Exercise goal: What lines of the data hold the string "LaTeX"? Pull each one out.
#### Records to process
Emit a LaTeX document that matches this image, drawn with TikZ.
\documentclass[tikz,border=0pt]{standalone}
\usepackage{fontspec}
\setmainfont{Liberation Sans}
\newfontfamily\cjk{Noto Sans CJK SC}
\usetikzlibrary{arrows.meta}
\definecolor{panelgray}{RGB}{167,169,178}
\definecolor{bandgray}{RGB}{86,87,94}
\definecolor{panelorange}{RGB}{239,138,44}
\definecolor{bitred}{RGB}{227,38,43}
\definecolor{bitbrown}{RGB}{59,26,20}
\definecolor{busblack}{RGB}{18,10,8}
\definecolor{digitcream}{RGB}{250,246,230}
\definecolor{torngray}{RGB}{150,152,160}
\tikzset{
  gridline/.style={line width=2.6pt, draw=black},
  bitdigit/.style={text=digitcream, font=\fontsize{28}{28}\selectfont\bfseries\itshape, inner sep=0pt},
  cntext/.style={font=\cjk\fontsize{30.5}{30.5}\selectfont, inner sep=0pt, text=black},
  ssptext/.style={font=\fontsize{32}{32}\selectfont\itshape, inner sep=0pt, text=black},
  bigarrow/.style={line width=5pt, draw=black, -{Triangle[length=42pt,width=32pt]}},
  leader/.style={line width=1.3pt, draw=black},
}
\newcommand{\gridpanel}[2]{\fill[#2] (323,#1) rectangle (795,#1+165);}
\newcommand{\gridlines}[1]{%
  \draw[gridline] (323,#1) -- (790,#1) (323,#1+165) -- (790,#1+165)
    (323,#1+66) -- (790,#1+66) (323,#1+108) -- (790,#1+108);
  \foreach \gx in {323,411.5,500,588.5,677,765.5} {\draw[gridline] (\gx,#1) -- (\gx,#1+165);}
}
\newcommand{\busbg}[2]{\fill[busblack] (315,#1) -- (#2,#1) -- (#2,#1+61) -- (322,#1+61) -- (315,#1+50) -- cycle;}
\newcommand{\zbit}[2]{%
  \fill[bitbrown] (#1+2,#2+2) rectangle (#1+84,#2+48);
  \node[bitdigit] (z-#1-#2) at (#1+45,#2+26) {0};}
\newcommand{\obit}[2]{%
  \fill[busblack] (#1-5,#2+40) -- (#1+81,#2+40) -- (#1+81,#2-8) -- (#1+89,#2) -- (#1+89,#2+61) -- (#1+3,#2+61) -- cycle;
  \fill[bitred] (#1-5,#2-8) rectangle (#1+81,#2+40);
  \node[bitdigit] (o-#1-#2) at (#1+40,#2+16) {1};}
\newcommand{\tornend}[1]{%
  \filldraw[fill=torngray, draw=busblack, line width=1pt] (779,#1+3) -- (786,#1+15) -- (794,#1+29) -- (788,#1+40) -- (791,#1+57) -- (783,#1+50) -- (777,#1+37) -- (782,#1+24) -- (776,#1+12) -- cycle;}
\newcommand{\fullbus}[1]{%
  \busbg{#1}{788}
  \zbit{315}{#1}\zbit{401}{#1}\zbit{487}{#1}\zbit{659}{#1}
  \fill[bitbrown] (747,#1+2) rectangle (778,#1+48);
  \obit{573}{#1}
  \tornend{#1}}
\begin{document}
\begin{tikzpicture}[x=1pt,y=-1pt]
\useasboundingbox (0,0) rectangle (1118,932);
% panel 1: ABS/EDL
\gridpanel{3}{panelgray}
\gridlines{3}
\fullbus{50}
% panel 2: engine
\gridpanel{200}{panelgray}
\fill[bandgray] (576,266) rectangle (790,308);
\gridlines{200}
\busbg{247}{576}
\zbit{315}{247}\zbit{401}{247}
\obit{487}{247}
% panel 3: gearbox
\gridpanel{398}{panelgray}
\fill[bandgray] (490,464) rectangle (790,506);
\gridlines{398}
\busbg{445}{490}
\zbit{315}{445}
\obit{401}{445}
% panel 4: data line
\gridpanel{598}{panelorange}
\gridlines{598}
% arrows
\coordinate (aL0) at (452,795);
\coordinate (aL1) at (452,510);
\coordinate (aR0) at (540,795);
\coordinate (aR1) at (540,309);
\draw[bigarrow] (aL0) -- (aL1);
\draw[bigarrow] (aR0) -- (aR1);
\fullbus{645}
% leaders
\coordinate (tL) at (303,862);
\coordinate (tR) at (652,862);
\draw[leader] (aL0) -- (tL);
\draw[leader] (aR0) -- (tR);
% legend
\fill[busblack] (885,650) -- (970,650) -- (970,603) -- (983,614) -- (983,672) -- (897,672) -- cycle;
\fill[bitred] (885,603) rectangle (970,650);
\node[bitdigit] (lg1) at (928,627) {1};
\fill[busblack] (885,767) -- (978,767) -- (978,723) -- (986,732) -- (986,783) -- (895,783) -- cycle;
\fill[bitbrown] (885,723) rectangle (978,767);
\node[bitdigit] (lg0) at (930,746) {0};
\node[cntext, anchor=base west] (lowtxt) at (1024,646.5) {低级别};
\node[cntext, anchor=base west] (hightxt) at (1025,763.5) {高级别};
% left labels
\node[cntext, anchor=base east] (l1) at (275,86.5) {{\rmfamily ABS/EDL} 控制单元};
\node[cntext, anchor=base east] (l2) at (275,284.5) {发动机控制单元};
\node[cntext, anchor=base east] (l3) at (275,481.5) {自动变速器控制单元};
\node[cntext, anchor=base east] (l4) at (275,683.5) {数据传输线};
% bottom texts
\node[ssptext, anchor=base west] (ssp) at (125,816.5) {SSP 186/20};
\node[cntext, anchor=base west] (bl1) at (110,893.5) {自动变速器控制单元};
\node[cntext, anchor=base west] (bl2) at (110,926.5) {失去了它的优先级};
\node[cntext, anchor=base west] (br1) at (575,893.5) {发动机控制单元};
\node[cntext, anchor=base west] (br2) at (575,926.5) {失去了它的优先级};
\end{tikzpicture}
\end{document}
########
#### Records to process
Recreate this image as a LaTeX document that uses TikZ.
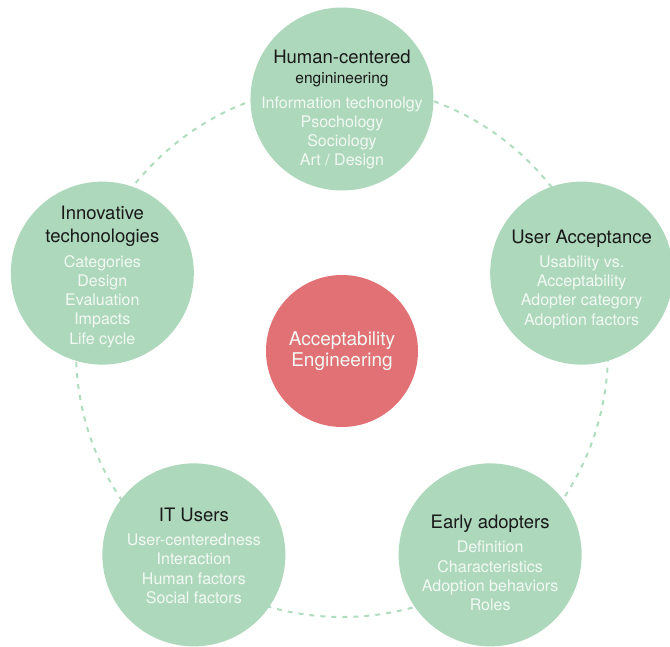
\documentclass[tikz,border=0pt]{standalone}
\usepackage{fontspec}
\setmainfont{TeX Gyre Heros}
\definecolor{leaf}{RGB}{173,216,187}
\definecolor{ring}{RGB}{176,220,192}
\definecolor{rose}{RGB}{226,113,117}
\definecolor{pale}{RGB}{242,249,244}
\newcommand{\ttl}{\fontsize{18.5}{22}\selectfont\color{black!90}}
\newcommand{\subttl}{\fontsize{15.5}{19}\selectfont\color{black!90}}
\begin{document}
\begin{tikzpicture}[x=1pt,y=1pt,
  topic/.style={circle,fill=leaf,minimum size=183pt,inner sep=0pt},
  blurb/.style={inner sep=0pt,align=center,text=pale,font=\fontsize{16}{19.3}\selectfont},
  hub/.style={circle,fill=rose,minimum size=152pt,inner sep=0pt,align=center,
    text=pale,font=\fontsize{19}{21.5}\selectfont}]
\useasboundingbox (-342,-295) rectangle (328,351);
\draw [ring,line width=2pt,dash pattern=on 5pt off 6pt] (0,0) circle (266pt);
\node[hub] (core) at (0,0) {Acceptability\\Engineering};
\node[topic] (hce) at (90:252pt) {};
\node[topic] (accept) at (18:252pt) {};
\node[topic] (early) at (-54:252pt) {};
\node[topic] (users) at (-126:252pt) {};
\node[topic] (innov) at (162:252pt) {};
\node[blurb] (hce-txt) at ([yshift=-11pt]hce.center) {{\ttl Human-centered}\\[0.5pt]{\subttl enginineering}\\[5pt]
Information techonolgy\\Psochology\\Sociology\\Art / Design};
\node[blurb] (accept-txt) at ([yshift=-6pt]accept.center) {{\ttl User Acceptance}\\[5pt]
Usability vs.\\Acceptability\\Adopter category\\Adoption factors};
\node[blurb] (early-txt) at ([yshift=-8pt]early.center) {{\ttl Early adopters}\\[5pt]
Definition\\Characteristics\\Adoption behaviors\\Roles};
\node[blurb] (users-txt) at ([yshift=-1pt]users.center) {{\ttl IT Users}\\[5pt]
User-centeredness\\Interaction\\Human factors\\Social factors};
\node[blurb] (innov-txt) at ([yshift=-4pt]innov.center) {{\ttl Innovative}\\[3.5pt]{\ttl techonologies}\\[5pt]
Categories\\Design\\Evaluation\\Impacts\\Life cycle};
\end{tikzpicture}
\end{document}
########
Exercise answer:
Emit a LaTeX document that matches this image, drawn with TikZ.
Recreate this image as a LaTeX document that uses TikZ.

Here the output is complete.